On selling a pen at 5% loss and a book at 15% gain, Karim gains Rs. 7. If he…
2025
On selling a pen at 5% loss and a book at 15% gain, Karim gains Rs. 7. If he sells the pen at 5% gain and the book at 10% gain, he gains Rs. 13. What is the cost price of the book in Rupees?
- A.
80
- B.
85
- C.
100
- D.
95
Attempted by 4 students.
Show answer & explanation
Correct answer: A
Concept: When two items are sold together under two different profit/loss scenarios, each scenario's total rupee gain gives one linear equation in the two unknown cost prices — a loss contributes a negative percentage-of-cost-price term and a gain a positive one. Two such equations in two unknowns can be solved by elimination: add or subtract them to cancel one variable and isolate the other.
Setting up the equations:
Let P = cost price of the pen and b = cost price of the book.
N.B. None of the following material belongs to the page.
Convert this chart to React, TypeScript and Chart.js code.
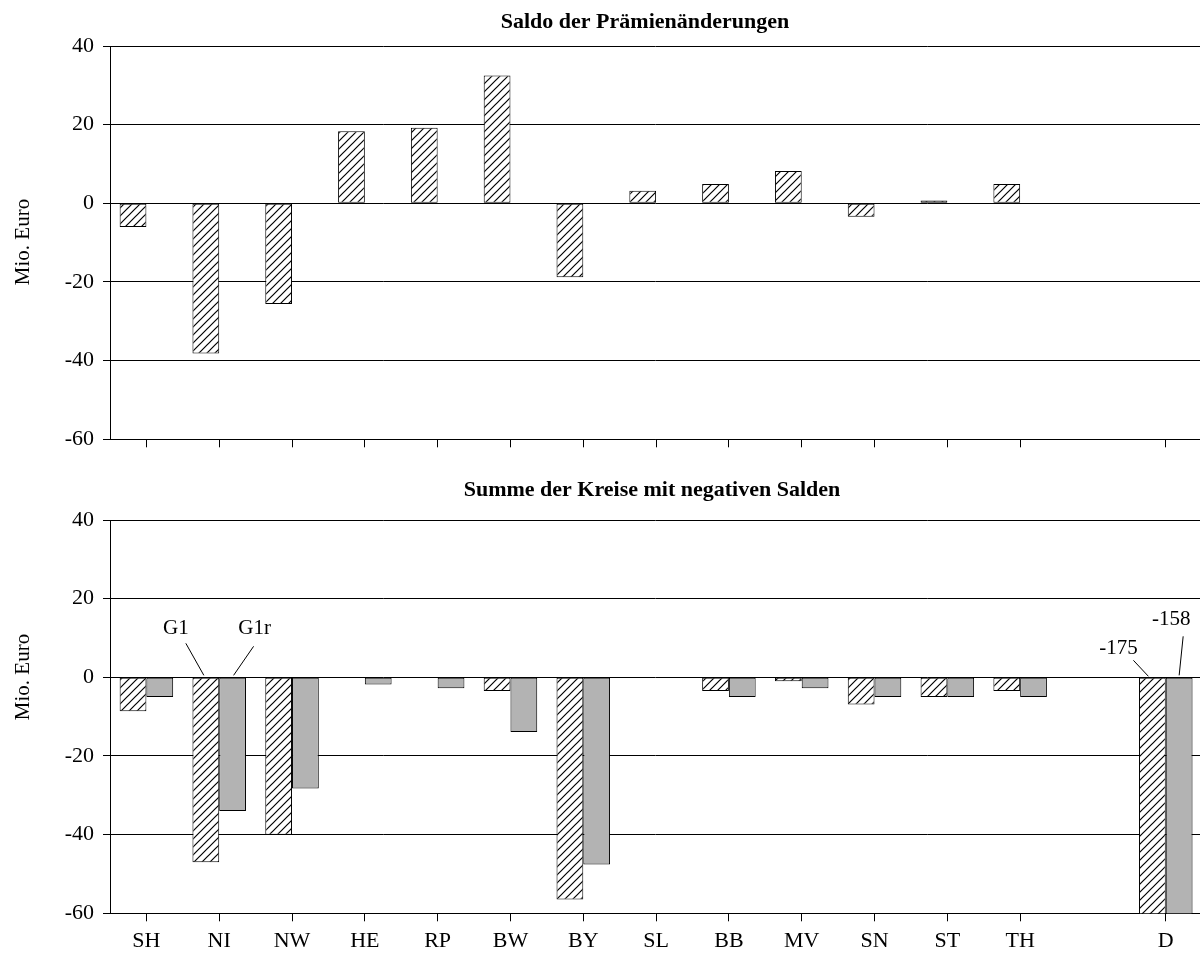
import React, { useEffect, useRef } from 'react';
import { Chart, registerables } from 'chart.js';

Chart.register(...registerables);

// ---------- data ----------
const categories = ['SH', 'NI', 'NW', 'HE', 'RP', 'BW', 'BY', 'SL', 'BB', 'MV', 'SN', 'ST', 'TH', '', 'D'];
const yTickValues = [40, 20, 0, -20, -40, -60];

const topTitle = 'Saldo der Prämienänderungen';
const bottomTitle = 'Summe der Kreise mit negativen Salden';
const yAxisTitle = 'Mio. Euro';
const seriesNames = ['G1', 'G1r'];

// Saldo der Prämienänderungen (Mio. Euro)
const saldoG1: (number | null)[] = [-6, -38.2, -25.6, 18.3, 19.2, 32.5, -18.8, 3.2, 4.9, 8.2, -3.4, 0.7, 4.9, null, null];
// Summe der Kreise mit negativen Salden (Mio. Euro)
const negG1: (number | null)[] = [-8.6, -47, -40, null, null, -3.5, -56.5, null, -3.5, -1, -6.9, -5, -3.5, null, -175];
const negG1r: (number | null)[] = [-5, -34, -28.3, -1.8, -2.8, -13.9, -47.6, null, -5, -2.8, -5, -5, -5, null, -158];

// ---------- helpers ----------
const FONT_FAMILY = '"Liberation Serif", "Times New Roman", Times, serif';
const GRAY = '#b3b3b3';

function makeHatch(ctx: CanvasRenderingContext2D): CanvasPattern {
  const t = document.createElement('canvas');
  t.width = 8;
  t.height = 8;
  const g = t.getContext('2d')!;
  g.fillStyle = '#ffffff';
  g.fillRect(0, 0, 8, 8);
  g.strokeStyle = '#000000';
  g.lineWidth = 1.2;
  g.beginPath();
  g.moveTo(0, 8);
  g.lineTo(8, 0);
  g.moveTo(-4, 4);
  g.lineTo(4, -4);
  g.moveTo(4, 12);
  g.lineTo(12, 4);
  g.stroke();
  return ctx.createPattern(t, 'repeat')!;
}

const toPoints = (arr: (number | null)[]) => arr.map((v, i) => ({ x: i, y: v }));

function textPlugin(title: string, titleX: number, titleY: number, axisTitleY: number) {
  return {
    id: 'customTexts',
    afterDraw(chart: any) {
      const ctx = chart.ctx as CanvasRenderingContext2D;
      ctx.save();
      ctx.fillStyle = '#000';
      ctx.textAlign = 'center';
      ctx.textBaseline = 'middle';
      ctx.font = `bold 22px ${FONT_FAMILY}`;
      ctx.fillText(title, titleX, titleY);
      ctx.font = `21px ${FONT_FAMILY}`;
      ctx.translate(23, axisTitleY);
      ctx.rotate(-Math.PI / 2);
      ctx.fillText(yAxisTitle, 0, 0);
      ctx.restore();
    },
  };
}

const annotationPlugin = {
  id: 'barAnnotations',
  afterDraw(chart: any) {
    const ctx = chart.ctx as CanvasRenderingContext2D;
    const m0 = chart.getDatasetMeta(0).data;
    const m1 = chart.getDatasetMeta(1).data;
    const zeroY = chart.scales.y.getPixelForValue(0);
    const items = [
      { el: m0[1], text: seriesNames[0], tx: -30, ty: -49, x1: -20, y1: -34, x2: -2, y2: -2 },
      { el: m1[1], text: seriesNames[1], tx: 22, ty: -49, x1: 21, y1: -31, x2: 1, y2: -2 },
      { el: m0[14], text: String(negG1[14]), tx: -34, ty: -29, x1: -19, y1: -17, x2: -4, y2: -1 },
      { el: m1[14], text: String(negG1r[14]), tx: -8, ty: -58, x1: 4, y1: -41, x2: 0, y2: -2 },
    ];
    ctx.save();
    ctx.fillStyle = '#000';
    ctx.strokeStyle = '#000';
    ctx.lineWidth = 1;
    ctx.font = `21px ${FONT_FAMILY}`;
    ctx.textAlign = 'center';
    ctx.textBaseline = 'middle';
    for (const it of items) {
      if (!it.el) continue;
      const bx = it.el.x;
      ctx.beginPath();
      ctx.moveTo(bx + it.x1, zeroY + it.y1);
      ctx.lineTo(bx + it.x2, zeroY + it.y2);
      ctx.stroke();
      ctx.fillText(it.text, bx + it.tx, zeroY + it.ty);
    }
    ctx.restore();
  },
};

function buildOptions(showLabels: boolean, padTop: number, xAxisHeight: number): any {
  const font = { family: FONT_FAMILY, size: 22 };
  return {
    responsive: false,
    animation: false,
    layout: { padding: { top: padTop, left: 0, right: 0, bottom: 0 } },
    plugins: { legend: { display: false }, tooltip: { enabled: false }, title: { display: false } },
    datasets: {
      bar: {
        categoryPercentage: 0.735,
        barPercentage: 1,
        borderWidth: 1,
        borderColor: '#000',
        borderSkipped: false,
      },
    },
    scales: {
      x: {
        type: 'linear',
        min: -0.5,
        max: 14.47,
        bounds: 'data',
        offset: false,
        afterBuildTicks: (s: any) => {
          s.ticks = categories
            .map((c, i) => ({ value: i, label: c }))
            .filter((t) => t.label !== '')
            .map((t) => ({ value: t.value }));
        },
        afterFit: (s: any) => {
          s.height = xAxisHeight;
          s.paddingLeft = 0;
          s.paddingRight = 0;
        },
        grid: { offset: false, drawOnChartArea: false, drawTicks: true, tickLength: 8, color: '#000', lineWidth: 1 },
        border: { display: true, color: '#000', width: 1 },
        ticks: {
          display: showLabels,
          autoSkip: false,
          maxRotation: 0,
          padding: 7,
          color: '#000',
          font,
          callback: (v: number) => categories[v] ?? '',
        },
      },
      y: {
        min: -60,
        max: 40,
        afterBuildTicks: (s: any) => {
          s.ticks = yTickValues.map((v) => ({ value: v }));
        },
        afterFit: (s: any) => {
          s.width = 110;
          s.paddingTop = 0;
          s.paddingBottom = 0;
        },
        grid: { color: '#000', lineWidth: 1, drawTicks: true, tickLength: 7 },
        border: { display: true, color: '#000', width: 1 },
        ticks: {
          padding: 9,
          color: '#000',
          font,
          callback: (v: number) => String(v),
        },
      },
    },
  };
}

function TopChart() {
  const ref = useRef<HTMLCanvasElement>(null);
  useEffect(() => {
    const canvas = ref.current!;
    const ctx = canvas.getContext('2d')!;
    const hatch = makeHatch(ctx);
    const chart = new Chart(ctx, {
      type: 'bar',
      data: {
        datasets: [
          { label: seriesNames[0], data: toPoints(saldoG1), backgroundColor: hatch },
          { label: seriesNames[1], data: toPoints(categories.map(() => null)), backgroundColor: GRAY },
        ],
      },
      options: buildOptions(false, 46, 40.7),
      plugins: [textPlugin(topTitle, 645, 22, 242)],
    } as any);
    return () => chart.destroy();
  }, []);
  return <canvas ref={ref} width={1200} height={480} style={{ display: 'block' }} />;
}

function BottomChart() {
  const ref = useRef<HTMLCanvasElement>(null);
  useEffect(() => {
    const canvas = ref.current!;
    const ctx = canvas.getContext('2d')!;
    const hatch = makeHatch(ctx);
    const chart = new Chart(ctx, {
      type: 'bar',
      data: {
        datasets: [
          { label: seriesNames[0], data: toPoints(negG1), backgroundColor: hatch },
          { label: seriesNames[1], data: toPoints(negG1r), backgroundColor: GRAY },
        ],
      },
      options: buildOptions(true, 40, 48.7),
      plugins: [textPlugin(bottomTitle, 652, 10, 197), annotationPlugin],
    } as any);
    return () => chart.destroy();
  }, []);
  return <canvas ref={ref} width={1200} height={482} style={{ display: 'block' }} />;
}

export default function App() {
  return (
    <div style={{ position: 'absolute', left: 0, top: 0, width: 1200, height: 962, background: '#fff', overflow: 'hidden' }}>
      <TopChart />
      <BottomChart />
    </div>
  );
}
First sale: pen at 5% loss and book at 15% gain gives a total gain of Rs. 7, so −0.05P + 0.15b = 7 (Equation 1).
Second sale: pen at 5% gain and book at 10% gain gives a total gain of Rs. 13, so 0.05P + 0.10b = 13 (Equation 2).
Adding Equation 1 and Equation 2 cancels the pen's terms (−0.05P and +0.05P) exactly, leaving 0.25b = 20.
Solving, b = 20 ÷ 0.25 = Rs. 80.
Cross-check: substitute b = 80 into Equation 2: 0.05P + 0.10(80) = 13, so 0.05P = 5 and P = 100. Checking in Equation 1: −0.05(100) + 0.15(80) = −5 + 12 = 7, which matches. Both equations hold, confirming the book's cost price is Rs. 80 (and the pen's cost price is Rs. 100).